I have a dataset of 100k+ rows of documents, each is on average 100 to 300 words, some are a few thousands long. I’m looking to make feature extraction from the dataset, i.e. populate a SQL table using a self-hosted model.
How to do it optimally?
One way to do it is to simply run a for loop over the dataset with batch_size=64. That works, but I think we would get heavy GPU underutilization.
Many HF libraries allow for Trainer or similar, which allows in turn for no-python-overhead training. However, I don’t know such a lib for inference over an offline dataset.
After the inference, we need to populate a SQL table which requires calling python for schemas and that’s slow.
What do you think? what is a good way to do it?
Langchain+vllm async generation?
it’s written on some C++/CUDA or similar low-level languages.
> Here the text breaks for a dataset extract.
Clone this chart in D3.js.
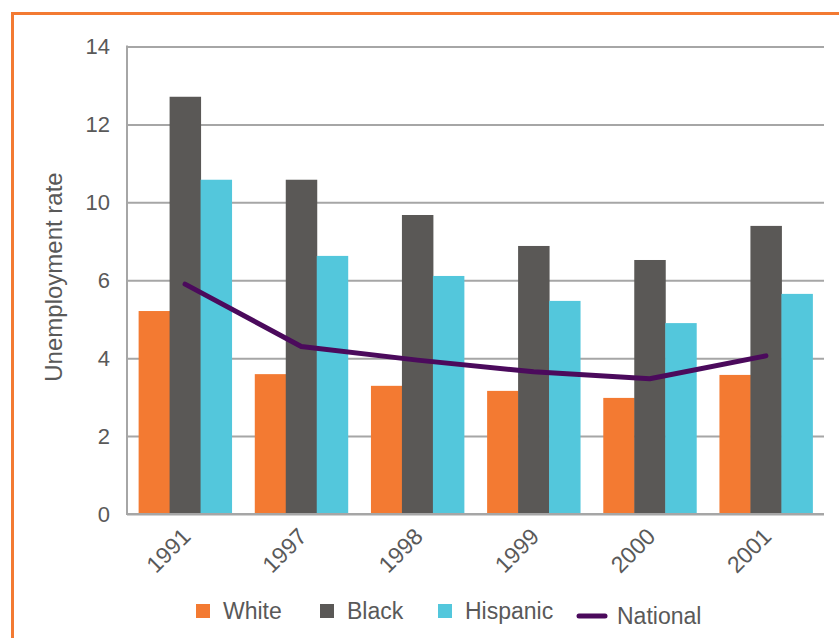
<!DOCTYPE html>
<html>
<head>
<meta charset="utf-8">
<script src="https://cdn.jsdelivr.net/npm/d3@7"></script>
<style>
  body { margin: 0; background: #fff; }
  svg text { font-family: "Liberation Sans", Arial, Helvetica, sans-serif; fill: #595959; }
</style>
</head>
<body>
<svg width="839" height="638"></svg>
<script>
// values
const years = ["1991", "1997", "1998", "1999", "2000", "2001"]
const white = [5.21, 3.59, 3.29, 3.16, 2.98, 3.57]
const black = [12.71, 10.58, 9.35, 7.76, 7.04, 8.79]
const hispanic = [10.58, 7.25, 6.22, 5.47, 4.90, 5.65]
const national = [5.90, 4.30, 3.95, 3.65, 3.47, 4.06]
// the axis in the picture skips 8: gridlines are evenly spaced
const yTicks = [0, 2, 4, 6, 10, 12, 14]
const seriesNames = ["White", "Black", "Hispanic"]
const seriesColors = ["#f37a32", "#5a5856", "#53c7dc"]
const lineName = "National"
const lineColor = "#4b0a5c"

const svg = d3.select("svg")
const plotLeft = 127, plotRight = 824, plotTop = 46.5, plotBottom = 514

// frame
svg.append("rect")
    .attr("x", 12.5).attr("y", 13.5)
    .attr("width", 900).attr("height", 700)
    .attr("fill", "none")
    .attr("stroke", "#f37a32")
    .attr("stroke-width", 3)

const xScale = d3.scaleBand().domain(years).range([plotLeft, plotRight])
    .paddingInner(0.2).paddingOuter(0.1)
const subScale = d3.scaleBand().domain(seriesNames).range([0, xScale.bandwidth()])

// piecewise scale so each tick sits on its evenly spaced gridline
const yScale = d3.scaleLinear()
    .domain(yTicks)
    .range(yTicks.map((d, i) => plotBottom - i * (plotBottom - plotTop) / (yTicks.length - 1)))

// gridlines + labels
const yAxis = d3.axisLeft(yScale).tickValues(yTicks).tickSize(-(plotRight - plotLeft)).tickPadding(17)
svg.append("g")
    .attr("id", "yAxisG")
    .attr("transform", `translate(${plotLeft}, 0)`)
    .call(yAxis)

d3.select("#yAxisG").selectAll("line")
    .attr("stroke", "#a6a6a6")
    .attr("stroke-width", 2)
d3.select("#yAxisG").selectAll("text")
    .style("font-size", "22px")
    .attr("fill", "#595959")
d3.select("#yAxisG").select("path.domain").remove()

svg.append("line")
    .attr("x1", plotLeft).attr("x2", plotLeft)
    .attr("y1", plotTop - 1).attr("y2", plotBottom + 1)
    .attr("stroke", "#a6a6a6")
    .attr("stroke-width", 2)

// bars
const rows = years.map((y, i) => ({ year: y, values: [white[i], black[i], hispanic[i]] }))
svg.append("g")
    .selectAll("g")
    .data(rows)
    .enter()
    .append("g")
    .attr("transform", d => `translate(${xScale(d.year)}, 0)`)
    .selectAll("rect")
    .data(d => d.values.map((v, k) => ({ name: seriesNames[k], v, k })))
    .enter()
    .append("rect")
    .attr("x", d => subScale(d.name))
    .attr("width", subScale.bandwidth() + 0.5)
    .attr("y", d => yScale(d.v))
    .attr("height", d => plotBottom - yScale(d.v))
    .attr("fill", d => seriesColors[d.k])

// baseline over bars
svg.append("line")
    .attr("x1", plotLeft).attr("x2", plotRight)
    .attr("y1", plotBottom).attr("y2", plotBottom)
    .attr("stroke", "#a6a6a6")
    .attr("stroke-width", 2)

// national line
const line = d3.line()
    .x((d, i) => xScale(years[i]) + xScale.bandwidth() / 2)
    .y(d => yScale(d))
svg.append("path")
    .attr("d", line(national))
    .attr("fill", "none")
    .attr("stroke", lineColor)
    .attr("stroke-width", 5)
    .attr("stroke-linecap", "round")
    .attr("stroke-linejoin", "round")

// x labels
const xAxis = d3.axisBottom(xScale).tickSize(0).tickPadding(0)
svg.append("g")
    .attr("id", "xAxisG")
    .attr("transform", `translate(0, ${plotBottom})`)
    .call(xAxis)
d3.select("#xAxisG").select("path.domain").remove()
d3.select("#xAxisG").selectAll("text")
    .style("font-size", "23px")
    .attr("fill", "#595959")
    .attr("text-anchor", "end")
    .attr("dy", 0)
    .attr("transform", "translate(7, 24) rotate(-45)")

// y title
svg.append("text")
    .attr("transform", "translate(62, 277) rotate(-90)")
    .attr("text-anchor", "middle")
    .style("font-size", "24px")
    .text("Unemployment rate")

// legend
const legendX = [196, 320, 438]
const legend = svg.append("g")
seriesNames.forEach((name, i) => {
    legend.append("rect")
        .attr("x", legendX[i]).attr("y", 604)
        .attr("width", 14).attr("height", 14)
        .attr("fill", seriesColors[i])
    legend.append("text")
        .attr("x", legendX[i] + 27).attr("y", 619)
        .style("font-size", "23px")
        .text(name)
})
legend.append("line")
    .attr("x1", 579).attr("x2", 605)
    .attr("y1", 616).attr("y2", 616)
    .attr("stroke", lineColor)
    .attr("stroke-width", 5)
    .attr("stroke-linecap", "round")
legend.append("text")
    .attr("x", 617).attr("y", 624)
    .style("font-size", "23px")
    .text(lineName)
</script>
</body>
</html>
Yeah. vLLM significantly accelerates inference, especially on GPUs. However, it isn’t specifically optimized for handling large numbers of concurrent requests with other tasks. TEI and TGI are designed with larger scales in mind, so they might be more advantageous in such case.
That said, vLLM’s server mode might not differ much…
Anyway, this is less a vLLM issue and more a problem on the pure Python side, including LangChain. For batch processing handling large numbers of files, running everything through a single Python script introduces overhead.
Offloading some of that to the OS (like when setting up a local server, where the OS handles some resource management) can sometimes improve efficiency. It may get messy though…
If the dataset isn’t enormous, a single script is perfectly fine.